(Collection entries)
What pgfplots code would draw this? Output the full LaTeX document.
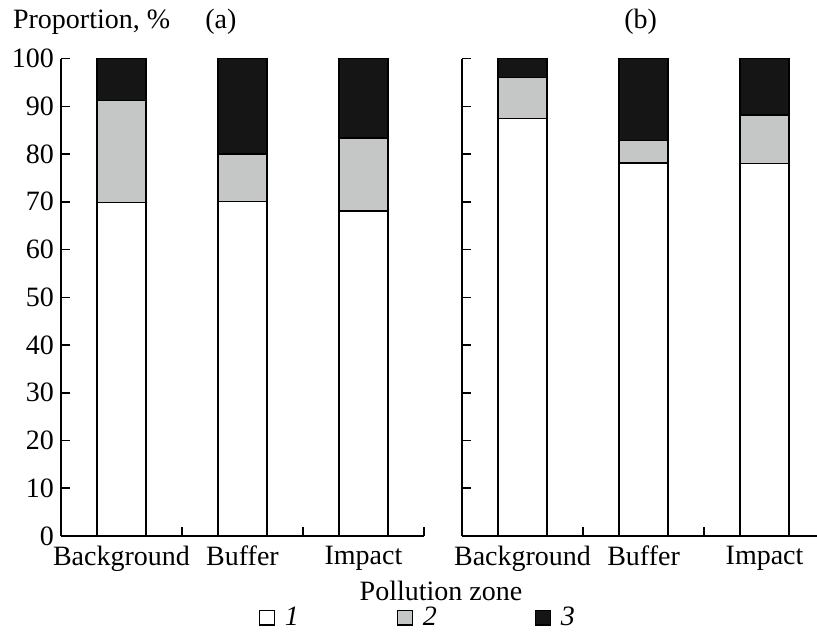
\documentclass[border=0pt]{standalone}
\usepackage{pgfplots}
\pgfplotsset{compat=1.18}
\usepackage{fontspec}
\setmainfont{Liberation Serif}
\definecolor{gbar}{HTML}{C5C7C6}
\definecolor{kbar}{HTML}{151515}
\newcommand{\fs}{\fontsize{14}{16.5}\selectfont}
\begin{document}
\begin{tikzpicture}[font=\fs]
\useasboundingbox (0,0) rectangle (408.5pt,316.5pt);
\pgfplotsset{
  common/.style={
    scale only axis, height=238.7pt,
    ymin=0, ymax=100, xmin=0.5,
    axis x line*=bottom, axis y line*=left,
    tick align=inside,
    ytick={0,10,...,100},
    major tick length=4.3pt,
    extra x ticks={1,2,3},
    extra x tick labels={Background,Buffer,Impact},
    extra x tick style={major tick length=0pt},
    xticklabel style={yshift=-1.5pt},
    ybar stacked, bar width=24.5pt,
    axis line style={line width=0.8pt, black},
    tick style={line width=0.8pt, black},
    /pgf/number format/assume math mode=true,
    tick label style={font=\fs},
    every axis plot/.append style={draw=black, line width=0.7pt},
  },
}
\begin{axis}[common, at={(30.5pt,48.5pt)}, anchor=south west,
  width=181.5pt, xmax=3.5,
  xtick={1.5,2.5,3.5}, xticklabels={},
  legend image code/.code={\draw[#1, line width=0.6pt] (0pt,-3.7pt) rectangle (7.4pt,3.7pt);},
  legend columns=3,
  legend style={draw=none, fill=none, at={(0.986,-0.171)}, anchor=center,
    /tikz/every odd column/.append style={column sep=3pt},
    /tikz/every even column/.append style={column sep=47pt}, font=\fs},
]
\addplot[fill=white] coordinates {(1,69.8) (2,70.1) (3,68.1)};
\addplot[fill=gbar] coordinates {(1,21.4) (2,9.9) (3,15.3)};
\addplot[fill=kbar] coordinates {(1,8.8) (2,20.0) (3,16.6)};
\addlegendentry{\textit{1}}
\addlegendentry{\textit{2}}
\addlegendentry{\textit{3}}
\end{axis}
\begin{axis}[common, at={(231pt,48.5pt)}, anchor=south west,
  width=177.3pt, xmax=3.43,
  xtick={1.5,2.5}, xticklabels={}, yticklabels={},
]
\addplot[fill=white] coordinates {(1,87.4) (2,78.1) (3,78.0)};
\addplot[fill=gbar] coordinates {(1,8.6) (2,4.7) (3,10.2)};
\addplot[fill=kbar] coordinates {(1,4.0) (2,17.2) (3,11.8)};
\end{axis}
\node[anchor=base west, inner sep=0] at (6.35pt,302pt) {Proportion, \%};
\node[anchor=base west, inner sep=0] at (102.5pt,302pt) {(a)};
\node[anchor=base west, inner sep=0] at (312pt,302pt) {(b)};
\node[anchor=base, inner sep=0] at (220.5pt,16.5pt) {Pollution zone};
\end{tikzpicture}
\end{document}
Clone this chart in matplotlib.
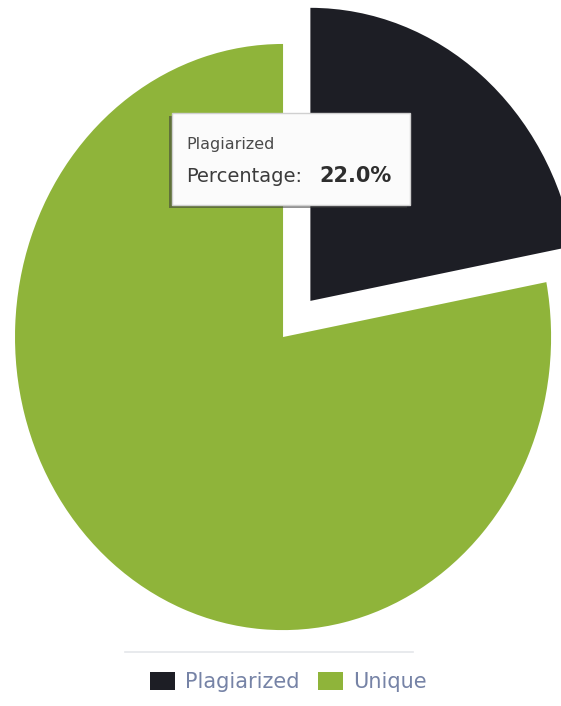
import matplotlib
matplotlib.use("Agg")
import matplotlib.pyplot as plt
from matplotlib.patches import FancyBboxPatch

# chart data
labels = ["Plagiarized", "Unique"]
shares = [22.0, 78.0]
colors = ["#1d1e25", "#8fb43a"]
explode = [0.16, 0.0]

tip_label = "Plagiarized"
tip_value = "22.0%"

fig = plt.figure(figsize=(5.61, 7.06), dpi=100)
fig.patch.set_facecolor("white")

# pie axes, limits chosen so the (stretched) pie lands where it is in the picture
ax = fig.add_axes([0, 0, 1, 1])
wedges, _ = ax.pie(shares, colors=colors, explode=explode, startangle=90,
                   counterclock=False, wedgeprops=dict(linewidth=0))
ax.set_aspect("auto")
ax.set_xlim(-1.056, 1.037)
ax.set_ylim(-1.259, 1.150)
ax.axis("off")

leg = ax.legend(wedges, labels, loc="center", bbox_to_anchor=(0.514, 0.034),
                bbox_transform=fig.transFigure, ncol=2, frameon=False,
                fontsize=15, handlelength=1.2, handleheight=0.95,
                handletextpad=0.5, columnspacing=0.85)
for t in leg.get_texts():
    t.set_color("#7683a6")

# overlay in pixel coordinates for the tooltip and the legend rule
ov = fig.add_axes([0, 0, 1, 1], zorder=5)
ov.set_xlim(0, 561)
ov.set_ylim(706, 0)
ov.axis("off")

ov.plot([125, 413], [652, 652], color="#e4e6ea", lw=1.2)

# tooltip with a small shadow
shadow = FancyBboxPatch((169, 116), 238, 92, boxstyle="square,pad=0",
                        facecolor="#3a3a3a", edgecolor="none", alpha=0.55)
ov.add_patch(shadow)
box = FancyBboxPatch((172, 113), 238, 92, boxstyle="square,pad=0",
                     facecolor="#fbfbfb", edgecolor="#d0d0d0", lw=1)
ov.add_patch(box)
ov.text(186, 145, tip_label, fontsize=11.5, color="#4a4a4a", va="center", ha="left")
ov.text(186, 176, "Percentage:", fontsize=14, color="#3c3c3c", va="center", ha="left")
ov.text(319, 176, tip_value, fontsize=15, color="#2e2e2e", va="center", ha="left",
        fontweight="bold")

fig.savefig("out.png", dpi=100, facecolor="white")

WORK TO BE COMPLETED =
Determine how many lines of the listing above hold the word "draw". Report that number without anything else.

SOLUTION TO THE PROBLEM =
4